We can compare the number of unique wallet addresses to the number of unique /24 blocks. Taking numbers from storjnet.info: 3805 payments for 11457 subnets. These numbers have the following drawbacks:
- While wallet address is not 1-1 tied to a single operator (some operators may use multiple addresses against T&C), at least it gives a lower bound on the number of operators, as we can probably reasonably assume many operators do not share a single wallet.
- Number of wallet addresses is itself a lower bound, not all addresses are paid each month.
- Number of /24 blocks on storjnet.info is likely also an underestimate.
Storj, on the other hand, can (1) look at the true numbers fixing the second and third drawback above, (2) actually do a proper model of wallet addresses distribution over /24 blocks, (3) take into account reliability parameters (like long-term connectivity statistics) when modeling, (4) take choice-of-n method into account, (5) manually adjust for outliers like Th3van.
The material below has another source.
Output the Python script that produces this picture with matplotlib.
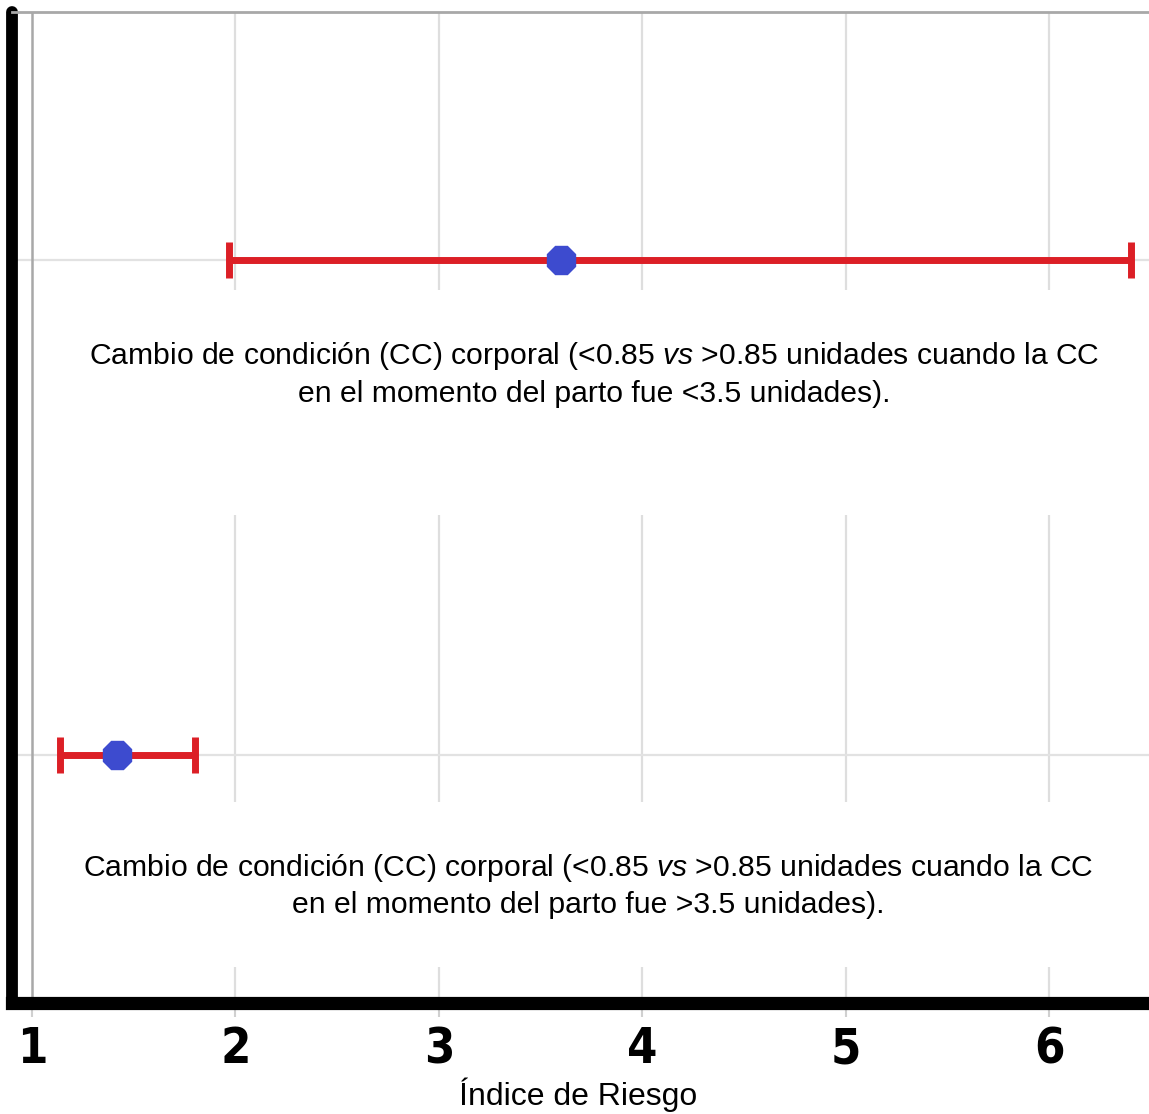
import matplotlib
matplotlib.use("Agg")
import matplotlib.pyplot as plt
from matplotlib.patches import Rectangle
import numpy as np

# ---- data ----
labels = [
    "Cambio de condición (CC) corporal (<0.85 $\\mathit{vs}$ >0.85 unidades cuando la CC\nen el momento del parto fue <3.5 unidades).",
    "Cambio de condición (CC) corporal (<0.85 $\\mathit{vs}$ >0.85 unidades cuando la CC\nen el momento del parto fue >3.5 unidades).",
]
hr = np.array([3.60, 1.42])
ci_low = np.array([1.97, 1.14])
ci_high = np.array([6.40, 1.80])
ypos = np.array([3, 1])
xticks = [1, 2, 3, 4, 5, 6]
xlabel = "Índice de Riesgo"

plt.rcParams['mathtext.fontset'] = 'custom'
plt.rcParams['mathtext.it'] = 'Liberation Sans:italic'
plt.rcParams['mathtext.rm'] = 'Liberation Sans'

W, H = 1149, 1114
fig = plt.figure(figsize=(W / 100, H / 100), dpi=100)
left = 12 / W
bottom = (H - 1003) / H
top = 1 - 12 / H
ax = fig.add_axes([left, bottom, 1 - left, top - bottom])
ax.set_xlim(0.902, 6.49)
ax.set_ylim(0, 4)

# grid
for xv in xticks[1:]:
    ax.axvline(xv, color="#dedede", lw=1.6, zorder=0.5)
for yv in ypos:
    ax.axhline(yv, color="#e2e2e2", lw=1.6, zorder=0.5)
# white label boxes interrupting the grid
ax.add_patch(Rectangle((0.03, 0.4924), 1.0, 0.7195 - 0.4924, transform=ax.transAxes,
                       facecolor="white", edgecolor="none", zorder=1))
ax.add_patch(Rectangle((0.03, 0.0363), 1.0, 0.2028 - 0.0363, transform=ax.transAxes,
                       facecolor="white", edgecolor="none", zorder=1))
ax.axvline(xticks[0], color="#a8a8a8", lw=1.8, zorder=1.5)

# error bars and points
ax.errorbar(hr, ypos, xerr=[hr - ci_low, ci_high - hr], fmt="none",
            ecolor="#dc1f26", elinewidth=5, capsize=13, capthick=5, zorder=3)
ax.plot(hr, ypos, linestyle="none", marker="8", markersize=22,
        color="#3d4bcf", markeredgecolor="#3d4bcf", zorder=4)

# labels
ax.text(0.512, 0.6347, labels[0], transform=ax.transAxes, ha="center", va="center",
        fontsize=21.7, family=["Liberation Sans", "DejaVu Sans"], linespacing=1.36, zorder=5)
ax.text(0.5066, 0.1186, labels[1], transform=ax.transAxes, ha="center", va="center",
        fontsize=21.7, family=["Liberation Sans", "DejaVu Sans"], linespacing=1.36, zorder=5)

# spines
ax.spines["right"].set_visible(False)
ax.spines["top"].set_color("#a8a8a8")
ax.spines["top"].set_linewidth(2)
ax.spines["left"].set_linewidth(8.5)
ax.spines["left"].set_color("black")
ax.spines["left"].set_capstyle("round")
ax.spines["bottom"].set_linewidth(9.5)
ax.spines["bottom"].set_color("black")

ax.set_yticks([])
ax.set_xticks(xticks)
ax.set_xticklabels([str(t) for t in xticks], fontsize=35, fontweight="bold",
                   fontstretch="condensed", family=["DejaVu Sans"])
ax.tick_params(axis="x", length=10, width=1.5, color="#d0d0d0", pad=6)

fig.text(578 / W, 1 - 1095 / H, xlabel, ha="center", va="center", fontsize=23,
         family=["Liberation Sans", "DejaVu Sans"])

fig.savefig("out.png", dpi=100)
A proper model is probably a 100-200 LoC script in STAN or a similar tool. I assume Storj has done so, knowing what kind of math was put into the whitepaper. If not, frankly speaking I would love to be contracted to do this—I used to do this for living.
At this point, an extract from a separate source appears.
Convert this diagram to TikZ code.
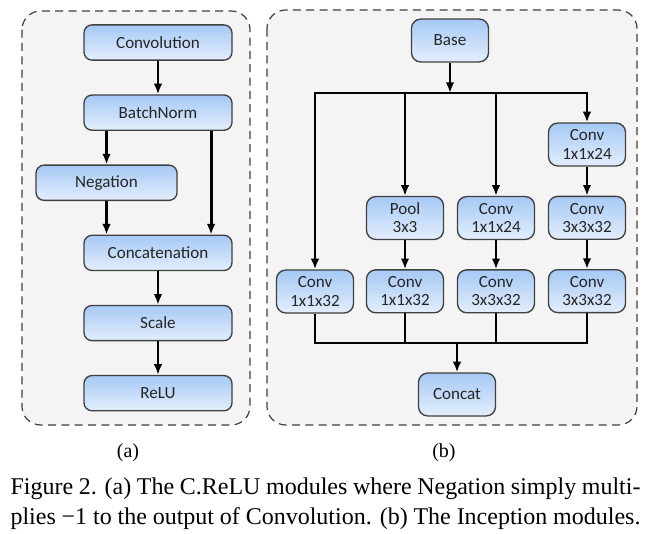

While I acknowledge this, a nice side effect of the choice-of-n method taking latency into account might actually balance this. I am really curious to what degree.
I would say dispersing over SNOs is probably even more important than geographically. However I suspect it’s actually difficult for a single operator to get a significant number of locations cheaply, and the locations that would indeed be cheap (like Oracle cloud) are easy to find out through AS numbers. So we can probably substitute “SNO dispertion” by something easier to measure with the same effect.
As to the specifics of the node selection algorithm, the last time I checked (over a year ago) extending the code to simply pick nodes that would have multiple unique characteristics (like /24, AS, wallet, geoIP, geolatency, etc.) wouldn’t be a big problem. The only questions would be whether there is a good enough supply of performant nodes across these characteristics.